Coppola's filmmaking style, like a sidelong glance, is almost paradoxically shy and confident at once. She uses voiceover dialogue against, say, a sunny blur of trees as viewed from the passenger seat of a car, to keep the action moving between scenes, and not just as a way of explaining the obvious. Shot by relative newcomer Autumn Durald, the images have an old-school luminous clarity. There's no shaky-cam nonsense to telegraph how confusing these characters' lives are.

And though it's hard to say from a debut whether a director has a gift for guiding actors, every performer here is so fully in tune with the others and the material that it's safe to surmise Coppola may have the touch.

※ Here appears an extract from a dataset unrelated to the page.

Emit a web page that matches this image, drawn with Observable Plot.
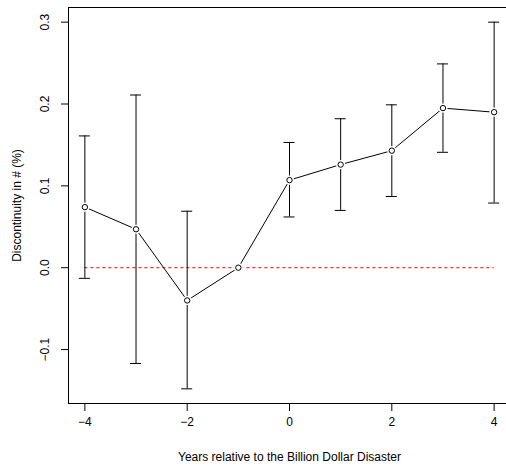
<!DOCTYPE html>
<html>
<head>
<meta charset="utf-8">
<script src="https://cdn.jsdelivr.net/npm/d3@7"></script>
<script src="https://cdn.jsdelivr.net/npm/@observablehq/plot@0.6"></script>
<style>
  html, body { margin: 0; padding: 0; background: #fff; overflow: hidden; }
  #chart svg { display: block; }
</style>
</head>
<body>
<div id="chart"></div>
<script>
// Event-study estimates: discontinuity in # (%) by year relative to the disaster
const years    = [-4, -3, -2, -1, 0, 1, 2, 3, 4];
const estimate = [0.074, 0.047, -0.040, 0.000, 0.107, 0.126, 0.143, 0.195, 0.190];
const lower    = [-0.013, -0.117, -0.148, 0.000, 0.062, 0.070, 0.087, 0.141, 0.079];
const upper    = [0.161, 0.211, 0.069, 0.000, 0.153, 0.182, 0.199, 0.249, 0.300];

const xTicks = [-4, -2, 0, 2, 4];
const yTicks = [-0.1, 0.0, 0.1, 0.2, 0.3];

const xTitle = "Years relative to the Billion Dollar Disaster";
const yTitle = "Discontinuity in # (%)";

const rows = years.map((year, i) => ({year, est: estimate[i], lo: lower[i], hi: upper[i]}));
const bars = rows.filter(d => d.hi > d.lo);

// pad each axis range by 4%, like base graphics
const pad = ([a, b]) => [a - 0.04 * (b - a), b + 0.04 * (b - a)];
const xDomain = pad(d3.extent(years));
const yDomain = pad([d3.min(lower), d3.max(upper)]);

const W = 506, H = 466;
const mLeft = 68, mTop = 7, mBottom = 63;

const font = "Liberation Sans, Arial, Helvetica, sans-serif";

const chart = Plot.plot({
  width: W,
  height: H,
  marginLeft: mLeft,
  marginRight: 0,
  marginTop: mTop,
  marginBottom: mBottom,
  style: {fontFamily: font, fontSize: "12px", color: "#000", background: "#fff"},
  x: {domain: xDomain, range: [mLeft, 510]},
  y: {domain: yDomain},
  marks: [
    // plot box (right edge lies just past the canvas)
    Plot.ruleX([xDomain[0]], {y1: yDomain[0], y2: yDomain[1], stroke: "#000", strokeWidth: 1}),
    Plot.ruleY([yDomain[0], yDomain[1]], {x1: xDomain[0], x2: xDomain[1], stroke: "#000", strokeWidth: 1}),

    // axes
    Plot.axisX({ticks: xTicks, tickSize: 8, tickPadding: 6, tickFormat: d3.format("d"), label: null, fontSize: 12}),
    Plot.axisY({ticks: yTicks, tickSize: 7, tickFormat: () => "", label: null}),
    Plot.text(yTicks, {y: d => d, text: d3.format(".1f"), frameAnchor: "left", textAnchor: "middle", dx: -23, rotate: -90, fontSize: 12}),

    // axis titles
    Plot.text([xTitle], {frameAnchor: "bottom", textAnchor: "middle", dx: 2, dy: 57, fontSize: 12}),
    Plot.text([yTitle], {frameAnchor: "left", textAnchor: "middle", dx: -51, rotate: -90, fontSize: 12}),

    // reference line at zero
    Plot.ruleY([0], {x1: d3.min(years), x2: d3.max(years), stroke: "#ff0000", strokeWidth: 1, strokeDasharray: "3,3"}),

    // confidence intervals
    Plot.ruleX(bars, {x: "year", y1: "lo", y2: "hi", stroke: "#000", strokeWidth: 1}),
    Plot.ruleY(bars, {y: "hi", x1: "year", x2: "year", insetLeft: -5.5, insetRight: -5.5, stroke: "#000", strokeWidth: 1}),
    Plot.ruleY(bars, {y: "lo", x1: "year", x2: "year", insetLeft: -5.5, insetRight: -5.5, stroke: "#000", strokeWidth: 1}),

    // point estimates joined by a line, with gaps around each point
    Plot.line(rows, {x: "year", y: "est", stroke: "#000", strokeWidth: 1}),
    Plot.dot(rows, {x: "year", y: "est", r: 4.6, fill: "#fff", stroke: null}),
    Plot.dot(rows, {x: "year", y: "est", r: 2.7, fill: "#fff", stroke: "#000", strokeWidth: 1})
  ]
});

document.getElementById("chart").appendChild(chart);
</script>
</body>
</html>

Partly because there's so much confusion for these characters to navigate, they smoke — oh, how they smoke! — drawing nicotine and other assorted bearers of bad tidings deep into their healthy pink lungs. I can hear the anti-smoking police clucking right now, but damn, it's lovely. Only the very young can get away with smoking (it's a vampire that will begin sucking the life out of you around age 25), so the act symbolizes a specifically youthful kind of freedom: that of not yet having to care about dying. There are, after all, so many more immediate things to care about when you're just trying to get the knack of living. Palo Alto is a movie of exceedingly delicate feeling, the kind you can make only when you're very young or very old. Coppola — granddaughter of Francis Ford, niece of Sofia — is just 27, and her movie, for and about young people, breathes in deeply. But maybe it means even more when you're on the other side of 50 and beginning to exhale: How could we ever have felt this way? How could we not?